_AIM OF THE EXERCISE_
Begin at the first line of the data and copy each line through the one containing "const chart = echarts.init(document.getElementById('chart'))", that line included, with no pictures.

_COLLECTED DATA_

- - -

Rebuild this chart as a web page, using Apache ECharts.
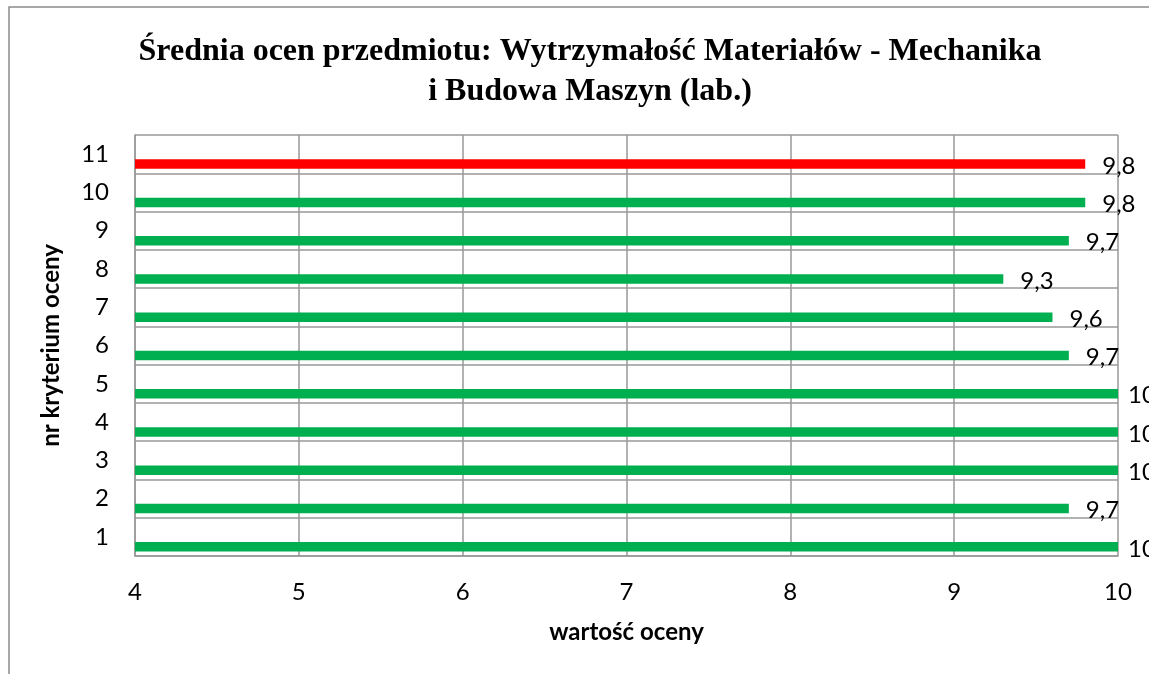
<!DOCTYPE html>
<html>
<head>
<meta charset="utf-8">
<script src="https://cdn.jsdelivr.net/npm/echarts@6/dist/echarts.min.js"></script>
<style>
  html, body { margin: 0; padding: 0; background: #fff; }
  #chart { width: 1149px; height: 674px; }
</style>
</head>
<body>
<div id="chart"></div>
<script>
// kryteria oceny 1..11 (od dołu do góry)
const criteria = ['1', '2', '3', '4', '5', '6', '7', '8', '9', '10', '11']
const scores = [10, 9.7, 10, 10, 10, 9.7, 9.6, 9.3, 9.7, 9.8, 9.8]
const highlighted = '11'
const xTicks = [4, 5, 6, 7, 8, 9, 10]

const GREEN = '#00B050'
const RED = '#FF0000'
const GRID = '#999999'
const xMax = xTicks[xTicks.length - 1]

const chart = echarts.init(document.getElementById('chart'))

const barData = scores.map((v, i) => ({
  value: v,
  itemStyle: { color: criteria[i] === highlighted ? RED : GREEN },
  label: { distance: v >= xMax ? 10 : 17 }
}))

const option = {
  backgroundColor: '#fff',
  animation: false,
  textStyle: { fontFamily: 'Lato' },
  title: {
    text: 'Średnia ocen przedmiotu: Wytrzymałość Materiałów - Mechanika\ni Budowa Maszyn (lab.)',
    left: 585,
    top: 27,
    textAlign: 'center',
    textStyle: {
      fontFamily: 'Liberation Serif',
      fontSize: 32,
      fontWeight: 'bold',
      color: '#000',
      lineHeight: 40,
      align: 'center'
    }
  },
  graphic: [{
    type: 'rect',
    silent: true,
    shape: { x: 9, y: 7, width: 1300, height: 800 },
    style: { fill: 'none', stroke: '#8c8c8c', lineWidth: 1.5 }
  }],
  grid: {
    left: 135,
    right: 31,
    top: 135,
    bottom: 118
  },
  xAxis: {
    type: 'value',
    min: xTicks[0],
    max: xMax,
    interval: 1,
    name: 'wartość oceny',
    nameLocation: 'middle',
    nameGap: 64,
    nameTextStyle: { fontSize: 24, fontWeight: 'bold', color: '#000' },
    axisLine: { show: true, lineStyle: { color: GRID, width: 1.5 } },
    axisTick: { show: false },
    axisLabel: { fontSize: 24, color: '#000', margin: 24 },
    splitLine: {
      show: true,
      showMinLine: true,
      showMaxLine: true,
      lineStyle: { color: GRID, width: 1.5 }
    }
  },
  yAxis: {
    type: 'category',
    data: criteria,
    name: 'nr kryterium oceny',
    nameLocation: 'middle',
    nameGap: 72,
    nameTextStyle: { fontSize: 24, fontWeight: 'bold', color: '#000' },
    axisLine: { show: true, lineStyle: { color: GRID, width: 1.5 } },
    axisTick: { show: false },
    axisLabel: { fontSize: 24, color: '#000', margin: 26 },
    splitLine: { show: true, interval: 0, lineStyle: { color: GRID, width: 1.5 } }
  },
  series: [
    {
      // pusty odstęp, żeby słupek leżał przy dolnej linii pasma
      type: 'bar',
      data: [],
      barWidth: 9.5,
      barGap: '110%',
      silent: true
    },
    {
      type: 'bar',
      data: barData,
      barWidth: 9.5,
      barGap: '110%',
      label: {
        show: true,
        position: 'right',
        offset: [0, 2],
        fontSize: 24,
        color: '#000',
        formatter: p => String(p.value).replace('.', ',')
      }
    }
  ]
}

chart.setOption(option)
</script>
</body>
</html>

- - -

_EXERCISE OUTPUT_
Rebuild this chart as a web page, using Apache ECharts.
<!DOCTYPE html>
<html>
<head>
<meta charset="utf-8">
<script src="https://cdn.jsdelivr.net/npm/echarts@6/dist/echarts.min.js"></script>
<style>
  html, body { margin: 0; padding: 0; background: #fff; }
  #chart { width: 1149px; height: 674px; }
</style>
</head>
<body>
<div id="chart"></div>
<script>
// kryteria oceny 1..11 (od dołu do góry)
const criteria = ['1', '2', '3', '4', '5', '6', '7', '8', '9', '10', '11']
const scores = [10, 9.7, 10, 10, 10, 9.7, 9.6, 9.3, 9.7, 9.8, 9.8]
const highlighted = '11'
const xTicks = [4, 5, 6, 7, 8, 9, 10]

const GREEN = '#00B050'
const RED = '#FF0000'
const GRID = '#999999'
const xMax = xTicks[xTicks.length - 1]

const chart = echarts.init(document.getElementById('chart'))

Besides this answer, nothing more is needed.